Information supplied
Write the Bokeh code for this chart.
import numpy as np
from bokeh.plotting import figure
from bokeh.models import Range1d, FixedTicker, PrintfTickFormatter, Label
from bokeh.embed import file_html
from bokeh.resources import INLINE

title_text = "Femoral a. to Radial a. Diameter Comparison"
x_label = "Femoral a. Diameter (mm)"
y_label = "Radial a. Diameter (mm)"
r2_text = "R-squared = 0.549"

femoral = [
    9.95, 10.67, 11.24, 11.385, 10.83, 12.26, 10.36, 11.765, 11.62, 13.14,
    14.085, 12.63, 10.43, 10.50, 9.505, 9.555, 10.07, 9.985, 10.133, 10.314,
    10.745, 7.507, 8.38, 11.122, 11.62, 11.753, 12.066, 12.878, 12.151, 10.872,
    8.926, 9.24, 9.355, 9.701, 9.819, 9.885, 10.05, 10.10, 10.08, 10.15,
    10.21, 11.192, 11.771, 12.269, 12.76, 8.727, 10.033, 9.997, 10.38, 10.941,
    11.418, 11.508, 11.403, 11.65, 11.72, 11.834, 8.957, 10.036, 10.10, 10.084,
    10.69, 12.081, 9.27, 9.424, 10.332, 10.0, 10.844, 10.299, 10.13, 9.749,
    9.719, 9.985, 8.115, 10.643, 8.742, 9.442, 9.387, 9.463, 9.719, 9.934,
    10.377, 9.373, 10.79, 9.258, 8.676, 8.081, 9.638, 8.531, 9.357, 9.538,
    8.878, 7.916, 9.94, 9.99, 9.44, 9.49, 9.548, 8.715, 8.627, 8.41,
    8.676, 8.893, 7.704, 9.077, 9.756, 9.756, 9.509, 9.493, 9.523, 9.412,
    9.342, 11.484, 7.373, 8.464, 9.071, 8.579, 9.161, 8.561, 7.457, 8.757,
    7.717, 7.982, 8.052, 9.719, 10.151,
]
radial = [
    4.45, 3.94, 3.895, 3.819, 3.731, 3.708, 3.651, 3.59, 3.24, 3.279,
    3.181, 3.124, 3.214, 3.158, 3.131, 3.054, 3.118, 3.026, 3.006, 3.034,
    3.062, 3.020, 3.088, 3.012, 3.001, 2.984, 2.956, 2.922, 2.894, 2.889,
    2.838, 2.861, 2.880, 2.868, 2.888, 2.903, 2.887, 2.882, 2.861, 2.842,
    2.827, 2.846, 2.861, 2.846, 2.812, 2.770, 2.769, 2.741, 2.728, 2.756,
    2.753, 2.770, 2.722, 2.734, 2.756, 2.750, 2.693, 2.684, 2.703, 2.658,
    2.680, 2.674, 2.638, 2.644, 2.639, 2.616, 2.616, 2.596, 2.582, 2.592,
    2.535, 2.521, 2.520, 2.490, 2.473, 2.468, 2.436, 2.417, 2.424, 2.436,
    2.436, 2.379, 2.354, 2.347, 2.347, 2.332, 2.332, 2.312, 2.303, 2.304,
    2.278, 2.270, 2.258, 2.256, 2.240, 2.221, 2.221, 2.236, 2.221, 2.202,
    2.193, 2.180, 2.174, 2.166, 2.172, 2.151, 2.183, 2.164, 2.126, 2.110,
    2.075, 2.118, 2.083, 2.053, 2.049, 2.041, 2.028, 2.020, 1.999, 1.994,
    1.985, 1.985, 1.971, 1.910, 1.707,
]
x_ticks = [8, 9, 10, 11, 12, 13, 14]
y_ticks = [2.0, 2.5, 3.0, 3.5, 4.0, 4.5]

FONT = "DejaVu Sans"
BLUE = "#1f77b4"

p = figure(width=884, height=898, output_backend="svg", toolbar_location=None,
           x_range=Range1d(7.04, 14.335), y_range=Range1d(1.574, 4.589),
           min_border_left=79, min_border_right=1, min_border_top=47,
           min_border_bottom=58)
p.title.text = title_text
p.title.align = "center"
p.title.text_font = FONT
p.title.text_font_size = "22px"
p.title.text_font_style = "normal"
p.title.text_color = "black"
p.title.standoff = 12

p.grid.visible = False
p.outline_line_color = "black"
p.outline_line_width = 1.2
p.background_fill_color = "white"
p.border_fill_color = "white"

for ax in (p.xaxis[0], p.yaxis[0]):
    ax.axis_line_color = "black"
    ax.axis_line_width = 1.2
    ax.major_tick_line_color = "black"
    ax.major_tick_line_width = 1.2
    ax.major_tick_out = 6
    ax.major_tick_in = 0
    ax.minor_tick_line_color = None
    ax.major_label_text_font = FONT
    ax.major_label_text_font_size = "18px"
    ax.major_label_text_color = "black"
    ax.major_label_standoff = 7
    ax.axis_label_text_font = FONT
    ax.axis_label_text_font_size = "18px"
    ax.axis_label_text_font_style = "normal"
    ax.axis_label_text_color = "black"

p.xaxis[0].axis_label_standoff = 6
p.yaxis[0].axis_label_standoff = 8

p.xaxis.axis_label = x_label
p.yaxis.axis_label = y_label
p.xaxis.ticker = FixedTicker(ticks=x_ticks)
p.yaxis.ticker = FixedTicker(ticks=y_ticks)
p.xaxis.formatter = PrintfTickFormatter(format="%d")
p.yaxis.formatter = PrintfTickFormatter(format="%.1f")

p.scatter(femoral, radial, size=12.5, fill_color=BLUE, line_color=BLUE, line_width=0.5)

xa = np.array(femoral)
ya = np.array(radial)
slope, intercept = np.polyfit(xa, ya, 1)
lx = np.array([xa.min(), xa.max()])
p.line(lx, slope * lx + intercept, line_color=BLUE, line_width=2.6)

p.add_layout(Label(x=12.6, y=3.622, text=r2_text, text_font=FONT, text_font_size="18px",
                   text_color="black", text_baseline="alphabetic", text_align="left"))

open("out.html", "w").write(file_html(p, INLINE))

Work to be completed
Reprint the data above from the opening line to the line holding "from bokeh.resources import INLINE", inclusive, and nothing else.

Right answer
Write the Bokeh code for this chart.
import numpy as np
from bokeh.plotting import figure
from bokeh.models import Range1d, FixedTicker, PrintfTickFormatter, Label
from bokeh.embed import file_html
from bokeh.resources import INLINE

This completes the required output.